27,5 x 35 cm
Circa 1890.
Fusain sur papier chamois.
Monogrammé en bas à droite.
Provenance
· Collection Paul Cassirer, Allemagne.
Peintre et sculpteur réaliste, Constantin Meunier fut l’un des plus éminents représentants de l’art social belge à la fin du XIXe siècle. Son frère Jean-Baptiste avait été élève en gravure chez Luigi Calamatta, et exerça une forte influence sur l’art de son cadet. En parallèle de sa formation à l’Académie de Bruxelles avec Louis Jehotte comme professeur de sculpture, Constantin Meunier suivit l’enseignement du sculpteur Charles-Auguste Fraikin. Il exposa pour la première fois au Salon de Bruxelles de 1851. C’est lors de ce Salon qu’il découvrit Les Casseurs de pierre de Gustave Courbet et son réalisme qui devaient marquer profondément son oeuvre.
Jusqu’en 1884, l’artiste se consacra uniquement à la peinture, réalisant des tableaux de genre et d’histoire, ainsi que de nombreuses compositions religieuses, inspirées de ses retraites chez les Trappistes de Westmalle. En 1878, le fils de son ami Charles De Groux l’invita à Herstal près de Liège, région célèbre pour ses armureries. Mais la véritable rencontre de Meunier avec le monde industriel eut lieu en 1880 lorsque Camille Lemonnier entreprit une étude encyclopédique de la région du Borinage, pays minier du Hainaut, et l’invita à se joindre à lui.
Ce fut l’occasion d’un tournant artistique majeur, une seconde carrière pour Meunier, qui se découvrit également une passion pour la sculpture et la fonte de bronze qui lui semblait se rapprocher davantage du travail des ouvriers. Profondément marqué par leur condition, il s’attacha dès lors à retranscrire les aspects sociaux et industriels de la Belgique, dans une réalité sans fards ni concessions, à commencer par les illustrations de l’ouvrage de Lemonnier, La Belgique. L’artiste devint également militant au Parti ouvrier belge.

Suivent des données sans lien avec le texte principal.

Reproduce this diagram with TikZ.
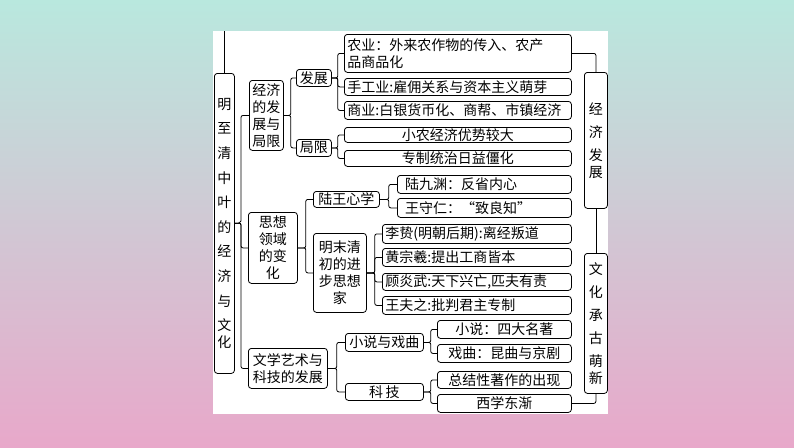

S’il se consacrait désormais essentiellement à la sculpture, Meunier ne cessa jamais de peindre ni de dessiner, multipliant les croquis d’après nature et des esquisses. Dès 1881-1882, il exposa au Cercle Artistique de Bruxelles une série de dessins et de tableaux réalisés pendant un séjour d’un mois au pays de Liège sous le titre Voyage au pays de l’Industrie. Plus tard, il consacra plusieurs grandes toiles au Borinage et aux corons, chacune préparée par de nombreuses études.
Qu’elles mettent en scène un personnage unique, où, comme dans notre feuille, un groupe d’ouvriers au travail, les oeuvres graphiques de Meunier frappent toujours par leur réalisme détaché, la grandeur héroïque de ses protagonistes face à la dureté du travail, la vérité de leurs gestes et de leurs corps. L’artiste affectionnait le fusain, avec son trait gras et noir, et son lien intrinsèque avec le feu des fourneaux et les mines. Les traits se font incisifs et réguliers, soulignant les mouvements aussi puissants que répétitifs. Les visages des ouvriers ne sont pas individualisés, mais se ressemblent au contraire : c’est une chorale, une machine humaine dans laquelle chacun a une place et une action précises.
Certains des études graphiques de Meunier furent plus tard transposées en bronze. Notre dessin rappelle ainsi le haut-relief présenté au Salon de 1894 et plus tard intégré au Monument au travail sous le titre L’Industrie. Le critique Gustave Geffroy le décrivit comme « un résumé des êtres, des actes, des expressions que l’artiste de Louvain offre à nos réflexions depuis plusieurs oeuvres […], une oeuvre forte et belle, prise directement au réel » (La Vie artistique, t. IV).
A.Z.
Bibliographie générale (oeuvre inédite)
Marguerite DEVIGNE, Constantin Meunier. Les grands Belges, Turnhout, 1919.
Gustave VANZYPE, « Constantin Meunier, une oeuvre d’exception ? », Bulletin de la Classe des Beaux-Arts de l’Académie royale de Belgique, 1931, 5ème série, t. 13, p. 59-72.
Micheline JÉRÔME-SCHOTSMANS, Constantin Meunier, sa vie, son oeuvre, Waterloo, Olivier Bertrand Éditions et Belgian Art Research Institute, 2012.
Francesca VANDEPITTE, Constantin Meunier, cat. exp. Bruxelles, Musées royaux des Beaux-Arts de Belgique, 2014.